A los 11 años y medio me llegó la mentruación. La primera sorprendida fuí yo, y eso que hacía tiempo que la estaba esperando. Lo peor era el dolor, y más en aquella época que no me tomaba nada para quitarlo. Hasta que no tuve a mis hijos no cesó cada vez que tenía la regla, y aún después alguna vez reaparece. Son gajes del oficio de ser mujer. El tampón aún no existía, y cuando se comercializó tardé bastante en usarlo. No era tan atrevida como Ana, aquello se me hacía un mundo.
A los 13 ó 14 años me pintaba las uñas con tonos rosas suaves, y a los 15 empecé con la raya del ojo. Recuerdo que a mi hermana no le gustó, y es que el arreglo más simple puede cambiar mucho la fisonomía de la cara. A los 16 llegó las sombras de ojos, recomendadas por una compañera del instituto que había estudiado estheticienne y se arreglaba muy bien. Eran las sombras Gavel, que ya han desaparecido, y que tenían unos tonos suaves muy bonitos.
Con esas edades me encantaba ponerme tacones altos, al contrario que ahora, que voy a lo práctico, supongo que porque quería parecer mayor.
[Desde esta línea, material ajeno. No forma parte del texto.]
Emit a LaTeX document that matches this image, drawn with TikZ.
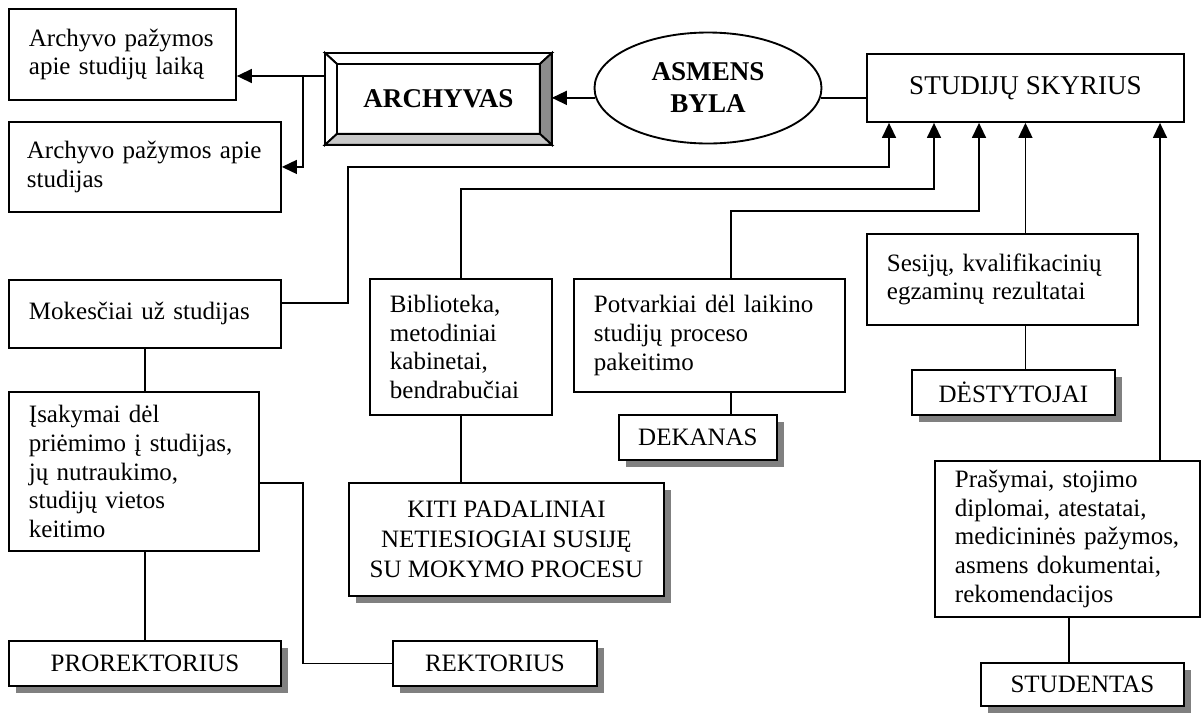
\documentclass[tikz,border=0pt]{standalone}
\usepackage{fontspec}
\setmainfont{Liberation Serif}
\usepackage{xcolor}
\usepackage{tikz}
\usetikzlibrary{calc, shapes.geometric, positioning, arrows.meta, shadows}

\newlength\pxu
\setlength\pxu{0.48pt}

\definecolor{bevdark}{HTML}{8C8C8C}
\definecolor{bevlight}{HTML}{C8C8C8}
\definecolor{shade}{HTML}{808080}

\tikzset{
  docbox/.style={draw, line width=0.9pt, fill=white, align=left, anchor=north west,
    inner xsep=20\pxu, inner ysep=0pt, font=\fontsize{12}{13.7}\selectfont},
  namebox/.style={draw, line width=0.9pt, fill=white, align=center, anchor=north west,
    inner sep=0pt, font=\fontsize{12}{13.7}\selectfont,
    drop shadow={shadow xshift=3.36pt, shadow yshift=-3.36pt, fill=shade, opacity=1}},
  link/.style={line width=0.75pt},
  arr/.style={line width=0.75pt, -{Triangle[length=7.2pt, width=6.7pt]}},
}

\begin{document}
\begin{tikzpicture}[x=\pxu, y=-\pxu]

    \useasboundingbox (0,0) rectangle (1201,713);

    % =================================================================
    % 1. VIRSUTINE EILE: ARCHYVAS, ASMENS BYLA, STUDIJU SKYRIUS
    % =================================================================
    \node[docbox, text width=187\pxu, minimum height=91\pxu] (laika) at (8,8)
        {Archyvo pažymos\\apie studijų laiką};
    \node[docbox, inner xsep=18\pxu, text width=236\pxu, minimum height=90\pxu] (studijos) at (8,121)
        {Archyvo pažymos apie\\studijas};

    \node[anchor=north west, inner sep=0pt, minimum width=226\pxu, minimum height=91\pxu,
        font=\fontsize{13}{15}\selectfont\bfseries] (archyvas) at (325,53) {ARCHYVAS};

    \node[ellipse, draw, line width=0.9pt, minimum width=227\pxu, minimum height=111\pxu,
        inner sep=0pt, align=center, font=\fontsize{13}{15.4}\selectfont\bfseries] (byla) at (708,88)
        {ASMENS\\BYLA};

    \node[draw, line width=0.9pt, anchor=north west, inner sep=0pt, minimum width=317\pxu,
        minimum height=68\pxu, font=\fontsize{13}{15}\selectfont] (skyrius) at (866,53)
        {STUDIJŲ SKYRIUS};

    % ARCHYVAS remelio nuozulnumai
    \coordinate (bNW) at ([shift={(12,11)}]archyvas.north west);
    \coordinate (bNE) at ([shift={(-12,11)}]archyvas.north east);
    \coordinate (bSW) at ([shift={(12,-11)}]archyvas.south west);
    \coordinate (bSE) at ([shift={(-12,-11)}]archyvas.south east);
    \filldraw[line width=0.9pt, fill=white] (archyvas.north west) -- (archyvas.north east) -- (bNE) -- (bNW) -- cycle;
    \filldraw[line width=0.9pt, fill=white] (archyvas.north west) -- (bNW) -- (bSW) -- (archyvas.south west) -- cycle;
    \filldraw[line width=0.9pt, fill=bevdark] (archyvas.north east) -- (archyvas.south east) -- (bSE) -- (bNE) -- cycle;
    \filldraw[line width=0.9pt, fill=bevlight] (archyvas.south west) -- (archyvas.south east) -- (bSE) -- (bSW) -- cycle;

    % =================================================================
    % 2. DOKUMENTU LANGELIAI
    % =================================================================
    \node[docbox, text width=232\pxu, minimum height=68\pxu] (mokesciai) at (8,279)
        {Mokesčiai už studijas};
    \node[docbox, text width=210\pxu, minimum height=159\pxu] (isakymai) at (8,391)
        {Įsakymai dėl\\priėmimo į studijas,\\jų nutraukimo,\\studijų vietos\\keitimo};
    \node[docbox, text width=142\pxu, minimum height=136\pxu] (biblioteka) at (369,278)
        {Biblioteka,\\metodiniai\\kabinetai,\\bendrabučiai};
    \node[docbox, text width=231\pxu, minimum height=113\pxu] (potvarkiai) at (573,278)
        {Potvarkiai dėl laikino\\studijų proceso\\pakeitimo};
    \node[docbox, text width=231\pxu, minimum height=91\pxu] (sesijos) at (866,233)
        {Sesijų, kvalifikacinių\\egzaminų rezultatai};
    \node[docbox, text width=225\pxu, minimum height=156\pxu] (prasymai) at (934,460)
        {Prašymai, stojimo\\diplomai, atestatai,\\medicininės pažymos,\\asmens dokumentai,\\rekomendacijos};

    % =================================================================
    % 3. ASMENYS IR PADALINIAI (SU SESELIU)
    % =================================================================
    \node[namebox, minimum width=272\pxu, minimum height=45\pxu] (prorektorius) at (8,640) {PROREKTORIUS};
    \node[namebox, minimum width=204\pxu, minimum height=45\pxu] (rektorius) at (392,640) {REKTORIUS};
    \node[namebox, minimum width=315\pxu, minimum height=113\pxu, font=\fontsize{12}{14.4}\selectfont] (kiti) at (348,482)
        {KITI PADALINIAI\\NETIESIOGIAI SUSIJĘ\\SU MOKYMO PROCESU};
    \node[namebox, minimum width=158\pxu, minimum height=45\pxu] (dekanas) at (618,414) {DEKANAS};
    \node[namebox, minimum width=203\pxu, minimum height=45\pxu] (destytojai) at (911,369) {DĖSTYTOJAI};
    \node[namebox, minimum width=203\pxu, minimum height=43\pxu] (studentas) at (980,662) {STUDENTAS};

    % =================================================================
    % 4. JUNGTYS
    % =================================================================
    \coordinate (split) at (303,76);
    \coordinate (colM) at (348,0);
    \coordinate (colR) at (303,0);
    \coordinate (colP) at (731,0);
    \coordinate (colS) at (1069,0);
    \coordinate (rowA) at (0,167);
    \coordinate (rowB) at (0,189);
    \coordinate (rowC) at (0,211);
    \coordinate (tipA) at ([xshift=23\pxu]skyrius.south west);
    \coordinate (tipB) at ([xshift=68\pxu]skyrius.south west);
    \coordinate (tipC) at ([xshift=113\pxu]skyrius.south west);
    \coordinate (tipD) at (skyrius.south);
    \coordinate (tipE) at ([xshift=294\pxu]skyrius.south west);

    % archyvas -> pazymos
    \draw[arr] (split -| archyvas.west) -- (split -| laika.east);
    \draw[arr] (split) |- (studijos.east);

    % asmens byla
    \draw[arr] (byla.185) -- (byla.185 -| archyvas.east);
    \draw[link] (byla.355) -- (byla.355 -| skyrius.west);

    % i studiju skyriu
    \draw[arr] ([yshift=11\pxu]mokesciai.east) -| (colM |- rowA) -- (rowA -| tipA) -- (tipA);
    \draw[arr] (biblioteka.north) |- (rowB -| tipB) -- (tipB);
    \draw[arr] (colP |- potvarkiai.north) |- (rowC -| tipC) -- (tipC);
    \draw[arr] (tipD |- sesijos.north) -- (tipD);
    \draw[arr] (tipE |- prasymai.north) -- (tipE);

    % zemyn i asmenis
    \draw[link] (mokesciai.south) -- (mokesciai.south |- isakymai.north);
    \draw[link] (prorektorius.north |- isakymai.south) -- (prorektorius.north);
    \draw[link] ([yshift=-11.5\pxu]isakymai.east) -| (colR |- rektorius.west) -- (rektorius.west);
    \draw[link] (biblioteka.south) -- (biblioteka.south |- kiti.north);
    \draw[link] (colP |- potvarkiai.south) -- (colP |- dekanas.north);
    \draw[link] (tipD |- sesijos.south) -- (tipD |- destytojai.north);
    \draw[link] (colS |- prasymai.south) -- (colS |- studentas.north);

\end{tikzpicture}
\end{document}
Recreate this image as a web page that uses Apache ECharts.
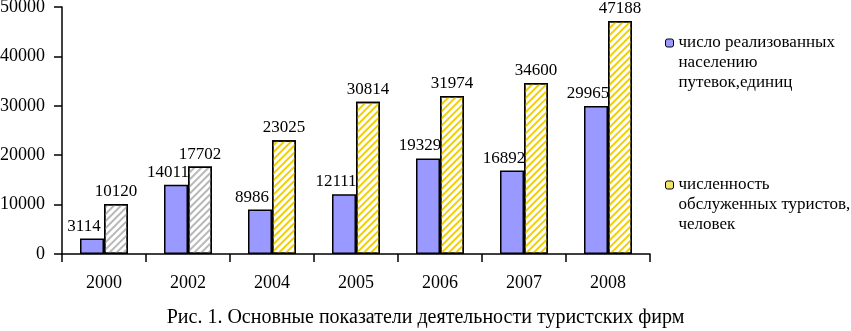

Son épocas diferentes, pero la ilusión por dejar la niñez y alcanzar la edad adulta es siempre la misma. En realidad cuando nos hacemos mayores lo que queremos es poder mostrar nuevas formas de expresarnos, sólo nuestras, ir construyendo nuestra personalidad y que llegue el día en que podamos tomar las riendas de nuestra vida.